One thing that every Los Angeles Dodgers fan can agree upon is how great legendary broadcaster Vin Scully is at calling baseball games.
Scully, who is known for his infamous personal greetings prior to first pitch, “It’s time for Dodger Baseball!” and “Hi everybody, and very pleasant good evening to you, wherever you may be,” joined the Dodgers when the franchise was still in Brooklyn.

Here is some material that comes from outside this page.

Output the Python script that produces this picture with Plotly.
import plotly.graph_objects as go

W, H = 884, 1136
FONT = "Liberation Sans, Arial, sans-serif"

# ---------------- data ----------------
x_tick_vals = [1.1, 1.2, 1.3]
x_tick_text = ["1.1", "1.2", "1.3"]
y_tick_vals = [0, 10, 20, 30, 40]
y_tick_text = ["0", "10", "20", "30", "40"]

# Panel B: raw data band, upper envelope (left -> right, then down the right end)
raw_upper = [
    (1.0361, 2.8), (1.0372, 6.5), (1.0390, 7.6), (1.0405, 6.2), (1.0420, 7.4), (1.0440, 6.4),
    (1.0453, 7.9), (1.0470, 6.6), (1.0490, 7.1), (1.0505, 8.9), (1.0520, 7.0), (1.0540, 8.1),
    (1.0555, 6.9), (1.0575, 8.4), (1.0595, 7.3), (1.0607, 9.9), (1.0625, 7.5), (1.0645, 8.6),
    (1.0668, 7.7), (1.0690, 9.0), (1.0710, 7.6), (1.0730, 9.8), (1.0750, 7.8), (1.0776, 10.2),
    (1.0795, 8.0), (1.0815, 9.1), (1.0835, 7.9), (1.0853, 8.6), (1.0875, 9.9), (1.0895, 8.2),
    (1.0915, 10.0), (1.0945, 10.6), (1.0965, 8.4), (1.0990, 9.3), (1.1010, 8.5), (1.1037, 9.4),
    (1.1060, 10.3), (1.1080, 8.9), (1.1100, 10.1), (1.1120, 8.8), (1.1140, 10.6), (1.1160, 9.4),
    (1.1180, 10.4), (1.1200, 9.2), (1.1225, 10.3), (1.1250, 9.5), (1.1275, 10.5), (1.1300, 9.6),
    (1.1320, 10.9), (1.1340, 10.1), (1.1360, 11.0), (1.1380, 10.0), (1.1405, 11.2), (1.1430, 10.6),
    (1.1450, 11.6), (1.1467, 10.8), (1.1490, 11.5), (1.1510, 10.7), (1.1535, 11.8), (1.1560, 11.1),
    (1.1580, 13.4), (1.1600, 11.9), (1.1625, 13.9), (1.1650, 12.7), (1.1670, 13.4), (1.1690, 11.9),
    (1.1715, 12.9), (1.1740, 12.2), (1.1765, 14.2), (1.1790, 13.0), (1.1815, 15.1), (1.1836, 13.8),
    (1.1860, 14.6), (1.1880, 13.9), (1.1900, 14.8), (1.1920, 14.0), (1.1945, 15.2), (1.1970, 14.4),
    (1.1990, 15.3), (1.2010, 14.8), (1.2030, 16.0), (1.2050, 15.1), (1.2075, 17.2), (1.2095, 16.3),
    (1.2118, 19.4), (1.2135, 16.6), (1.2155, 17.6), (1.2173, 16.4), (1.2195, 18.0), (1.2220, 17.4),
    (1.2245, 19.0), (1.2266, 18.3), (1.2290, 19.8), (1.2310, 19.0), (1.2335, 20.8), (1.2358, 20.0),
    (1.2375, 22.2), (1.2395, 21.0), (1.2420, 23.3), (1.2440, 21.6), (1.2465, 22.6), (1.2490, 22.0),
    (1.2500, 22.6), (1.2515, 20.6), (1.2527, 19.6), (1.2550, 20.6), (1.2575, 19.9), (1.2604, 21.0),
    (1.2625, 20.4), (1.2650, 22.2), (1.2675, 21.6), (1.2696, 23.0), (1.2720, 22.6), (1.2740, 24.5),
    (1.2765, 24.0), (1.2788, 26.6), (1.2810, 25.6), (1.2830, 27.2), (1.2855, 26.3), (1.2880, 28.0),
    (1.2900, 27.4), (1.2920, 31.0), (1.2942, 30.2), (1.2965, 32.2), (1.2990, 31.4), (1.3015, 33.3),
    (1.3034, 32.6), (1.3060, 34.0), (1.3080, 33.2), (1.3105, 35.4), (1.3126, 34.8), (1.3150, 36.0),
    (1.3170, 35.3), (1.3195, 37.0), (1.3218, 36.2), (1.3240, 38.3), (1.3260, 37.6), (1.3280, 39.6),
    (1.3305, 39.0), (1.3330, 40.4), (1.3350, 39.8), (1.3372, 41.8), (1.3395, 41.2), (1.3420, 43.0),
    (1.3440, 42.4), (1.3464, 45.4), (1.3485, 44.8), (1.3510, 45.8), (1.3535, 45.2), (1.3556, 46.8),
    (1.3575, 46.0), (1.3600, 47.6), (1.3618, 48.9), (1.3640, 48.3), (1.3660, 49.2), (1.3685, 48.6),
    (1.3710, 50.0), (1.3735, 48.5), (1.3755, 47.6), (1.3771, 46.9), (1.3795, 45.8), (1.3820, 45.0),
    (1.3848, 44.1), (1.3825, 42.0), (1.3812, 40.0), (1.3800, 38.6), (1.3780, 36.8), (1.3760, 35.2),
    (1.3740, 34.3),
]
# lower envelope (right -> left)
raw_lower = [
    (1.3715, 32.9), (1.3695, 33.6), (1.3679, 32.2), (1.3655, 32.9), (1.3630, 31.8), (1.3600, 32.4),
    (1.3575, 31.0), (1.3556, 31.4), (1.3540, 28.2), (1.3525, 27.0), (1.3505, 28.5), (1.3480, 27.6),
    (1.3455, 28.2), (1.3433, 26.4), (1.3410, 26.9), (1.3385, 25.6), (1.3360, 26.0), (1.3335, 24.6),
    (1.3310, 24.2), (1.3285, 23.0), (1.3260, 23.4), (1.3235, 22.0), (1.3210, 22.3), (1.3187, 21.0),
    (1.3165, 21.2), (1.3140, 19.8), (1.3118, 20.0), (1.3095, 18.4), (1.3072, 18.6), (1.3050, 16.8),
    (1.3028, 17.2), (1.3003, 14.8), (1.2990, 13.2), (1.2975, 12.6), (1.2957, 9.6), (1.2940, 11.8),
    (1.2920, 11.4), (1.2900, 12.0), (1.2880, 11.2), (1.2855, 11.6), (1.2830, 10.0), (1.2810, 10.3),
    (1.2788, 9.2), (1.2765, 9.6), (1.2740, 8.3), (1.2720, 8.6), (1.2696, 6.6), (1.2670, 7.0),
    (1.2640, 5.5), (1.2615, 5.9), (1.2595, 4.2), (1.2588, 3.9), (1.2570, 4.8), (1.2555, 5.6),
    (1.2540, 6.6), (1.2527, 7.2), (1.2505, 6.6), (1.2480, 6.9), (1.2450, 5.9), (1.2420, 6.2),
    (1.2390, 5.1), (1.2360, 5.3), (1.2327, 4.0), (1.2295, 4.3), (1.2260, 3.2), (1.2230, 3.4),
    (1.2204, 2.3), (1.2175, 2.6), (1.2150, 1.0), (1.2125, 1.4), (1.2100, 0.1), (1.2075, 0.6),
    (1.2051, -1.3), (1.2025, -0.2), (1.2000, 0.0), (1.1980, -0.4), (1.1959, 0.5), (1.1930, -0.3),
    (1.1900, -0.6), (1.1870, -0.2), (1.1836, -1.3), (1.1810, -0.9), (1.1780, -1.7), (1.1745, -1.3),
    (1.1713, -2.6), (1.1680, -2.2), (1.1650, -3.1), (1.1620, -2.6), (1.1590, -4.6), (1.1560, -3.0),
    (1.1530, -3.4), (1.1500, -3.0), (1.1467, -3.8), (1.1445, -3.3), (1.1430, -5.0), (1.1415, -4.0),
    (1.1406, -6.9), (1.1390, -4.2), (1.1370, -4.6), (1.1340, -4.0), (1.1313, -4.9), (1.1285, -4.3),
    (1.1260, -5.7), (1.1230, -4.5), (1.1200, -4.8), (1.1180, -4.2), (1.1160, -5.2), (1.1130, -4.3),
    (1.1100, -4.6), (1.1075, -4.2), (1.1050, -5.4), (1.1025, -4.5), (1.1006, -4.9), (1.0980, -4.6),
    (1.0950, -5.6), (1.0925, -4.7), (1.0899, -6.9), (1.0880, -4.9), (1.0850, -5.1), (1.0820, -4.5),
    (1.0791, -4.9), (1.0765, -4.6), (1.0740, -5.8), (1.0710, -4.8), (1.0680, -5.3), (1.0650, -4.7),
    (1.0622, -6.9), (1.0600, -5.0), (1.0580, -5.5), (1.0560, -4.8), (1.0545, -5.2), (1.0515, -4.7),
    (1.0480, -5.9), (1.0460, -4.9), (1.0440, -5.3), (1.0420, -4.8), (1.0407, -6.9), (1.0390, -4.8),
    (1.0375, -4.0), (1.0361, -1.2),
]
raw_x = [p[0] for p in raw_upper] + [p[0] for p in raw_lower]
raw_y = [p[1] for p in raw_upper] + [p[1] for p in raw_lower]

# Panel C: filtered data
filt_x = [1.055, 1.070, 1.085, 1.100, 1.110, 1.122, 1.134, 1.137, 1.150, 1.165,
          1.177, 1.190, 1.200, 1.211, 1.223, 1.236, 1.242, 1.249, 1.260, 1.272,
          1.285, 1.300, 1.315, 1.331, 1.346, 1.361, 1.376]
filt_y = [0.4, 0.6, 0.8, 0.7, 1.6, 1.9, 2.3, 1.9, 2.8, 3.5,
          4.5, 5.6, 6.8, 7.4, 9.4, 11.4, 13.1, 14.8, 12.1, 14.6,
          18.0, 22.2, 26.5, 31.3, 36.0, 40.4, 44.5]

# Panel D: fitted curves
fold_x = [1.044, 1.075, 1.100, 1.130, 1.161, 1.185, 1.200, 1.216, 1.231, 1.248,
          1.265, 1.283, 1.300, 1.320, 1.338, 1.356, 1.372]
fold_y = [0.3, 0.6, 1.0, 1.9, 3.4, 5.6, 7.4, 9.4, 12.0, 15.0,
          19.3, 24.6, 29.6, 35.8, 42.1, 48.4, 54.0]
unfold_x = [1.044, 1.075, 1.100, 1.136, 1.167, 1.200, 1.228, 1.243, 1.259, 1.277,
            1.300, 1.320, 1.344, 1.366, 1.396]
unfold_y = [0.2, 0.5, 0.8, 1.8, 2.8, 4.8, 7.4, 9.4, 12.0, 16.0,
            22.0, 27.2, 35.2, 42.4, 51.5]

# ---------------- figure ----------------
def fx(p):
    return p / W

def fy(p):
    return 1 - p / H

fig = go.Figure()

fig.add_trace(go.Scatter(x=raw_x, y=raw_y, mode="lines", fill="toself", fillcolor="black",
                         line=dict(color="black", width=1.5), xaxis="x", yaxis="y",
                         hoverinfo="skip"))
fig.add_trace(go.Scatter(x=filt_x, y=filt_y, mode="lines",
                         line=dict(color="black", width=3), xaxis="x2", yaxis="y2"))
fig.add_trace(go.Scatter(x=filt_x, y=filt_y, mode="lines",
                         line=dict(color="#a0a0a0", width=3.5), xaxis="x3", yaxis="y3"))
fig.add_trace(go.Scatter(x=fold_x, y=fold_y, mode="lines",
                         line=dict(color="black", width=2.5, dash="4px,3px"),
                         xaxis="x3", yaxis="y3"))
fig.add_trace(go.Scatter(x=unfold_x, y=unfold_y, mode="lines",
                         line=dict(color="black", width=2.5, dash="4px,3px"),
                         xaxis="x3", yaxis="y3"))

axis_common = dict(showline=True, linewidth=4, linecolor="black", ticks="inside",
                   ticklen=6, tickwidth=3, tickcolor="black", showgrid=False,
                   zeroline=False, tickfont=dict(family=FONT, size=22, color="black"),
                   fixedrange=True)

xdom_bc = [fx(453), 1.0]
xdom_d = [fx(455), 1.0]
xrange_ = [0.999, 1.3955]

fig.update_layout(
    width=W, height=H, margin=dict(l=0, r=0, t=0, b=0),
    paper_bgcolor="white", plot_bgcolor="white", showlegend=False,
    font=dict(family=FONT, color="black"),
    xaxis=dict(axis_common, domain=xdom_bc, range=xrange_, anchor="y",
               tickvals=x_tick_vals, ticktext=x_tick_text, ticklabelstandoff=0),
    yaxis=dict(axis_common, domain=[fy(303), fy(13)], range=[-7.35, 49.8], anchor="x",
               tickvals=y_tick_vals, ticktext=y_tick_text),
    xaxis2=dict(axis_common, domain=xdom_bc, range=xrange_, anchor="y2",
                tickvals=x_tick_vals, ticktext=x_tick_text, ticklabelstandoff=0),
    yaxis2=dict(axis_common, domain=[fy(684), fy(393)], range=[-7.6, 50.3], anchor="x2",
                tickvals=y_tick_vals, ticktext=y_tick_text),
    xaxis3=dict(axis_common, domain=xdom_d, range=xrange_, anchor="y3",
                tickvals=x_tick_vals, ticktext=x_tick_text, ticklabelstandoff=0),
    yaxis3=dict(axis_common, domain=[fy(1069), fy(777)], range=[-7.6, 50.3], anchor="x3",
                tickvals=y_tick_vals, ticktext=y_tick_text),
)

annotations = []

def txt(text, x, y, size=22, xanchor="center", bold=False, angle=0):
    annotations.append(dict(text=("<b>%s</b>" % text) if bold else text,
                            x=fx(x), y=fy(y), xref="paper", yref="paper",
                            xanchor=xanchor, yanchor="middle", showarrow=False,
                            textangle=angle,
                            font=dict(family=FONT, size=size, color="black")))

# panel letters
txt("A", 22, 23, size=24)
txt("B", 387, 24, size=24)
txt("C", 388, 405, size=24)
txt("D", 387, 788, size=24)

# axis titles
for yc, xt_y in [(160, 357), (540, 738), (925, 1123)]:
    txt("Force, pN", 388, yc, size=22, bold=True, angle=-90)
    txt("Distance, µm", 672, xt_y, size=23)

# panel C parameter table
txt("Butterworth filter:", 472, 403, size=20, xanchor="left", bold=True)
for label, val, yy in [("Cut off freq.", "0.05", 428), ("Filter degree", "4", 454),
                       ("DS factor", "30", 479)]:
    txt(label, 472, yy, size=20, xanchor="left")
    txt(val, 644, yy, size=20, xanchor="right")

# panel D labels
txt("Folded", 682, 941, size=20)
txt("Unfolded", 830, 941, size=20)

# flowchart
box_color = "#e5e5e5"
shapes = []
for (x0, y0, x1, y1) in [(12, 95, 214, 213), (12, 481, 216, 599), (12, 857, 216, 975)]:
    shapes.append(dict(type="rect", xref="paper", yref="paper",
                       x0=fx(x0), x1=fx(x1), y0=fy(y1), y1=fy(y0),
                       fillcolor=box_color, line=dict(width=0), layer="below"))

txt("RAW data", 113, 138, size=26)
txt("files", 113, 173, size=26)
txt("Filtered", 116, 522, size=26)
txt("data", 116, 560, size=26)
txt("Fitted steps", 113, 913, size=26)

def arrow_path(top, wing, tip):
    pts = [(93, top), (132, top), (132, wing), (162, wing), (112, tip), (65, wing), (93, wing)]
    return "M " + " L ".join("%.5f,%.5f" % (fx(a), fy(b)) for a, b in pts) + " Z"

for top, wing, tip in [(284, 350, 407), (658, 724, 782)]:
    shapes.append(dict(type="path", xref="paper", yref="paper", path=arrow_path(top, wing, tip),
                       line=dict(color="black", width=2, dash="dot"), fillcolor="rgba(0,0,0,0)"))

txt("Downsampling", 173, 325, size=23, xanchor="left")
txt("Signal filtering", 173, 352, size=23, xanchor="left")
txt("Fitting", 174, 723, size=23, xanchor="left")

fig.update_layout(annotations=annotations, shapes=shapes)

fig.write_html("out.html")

In 1950, Scully accompanied Red Barber and Cornelius Desmond in the Dodgers broadcasting booth. Over the years, Scully’s calls of games have included personal anecdotes on Dodgers and opposing players. In an interview on AM 570 LA Sports, Scully discussed his reasons for including delving into the personal lives of players:
These [players] are not wind-up dolls, these are human beings playing this game. If I can get them related to the listener or the fan… You start to make the players human. It is just something that evolved over the years.
This aspect of Scully’s broadcasts are what make him so great and revered. He’s also extremely humble and gracious of any attention or praise he receives. If a fan waves to him during the game, he will calmly stand up and wave back.
Scully began his broadcasting career in 1950 when Red Barber, the Dodgers announcer at the time, recruited him. After Barber left the Dodgers for the New York Yankees in 1953, Scully covered the World Series as the Dodgers just so happened to be playing the Yankees.
At age 25, Scully became the youngest person to ever broadcast a World Series game, which is a record that still stands today. Few people are lucky enough to stay around the game as long as Scully has, and at the age of 87, he continues to teach people how to love this great game of baseball.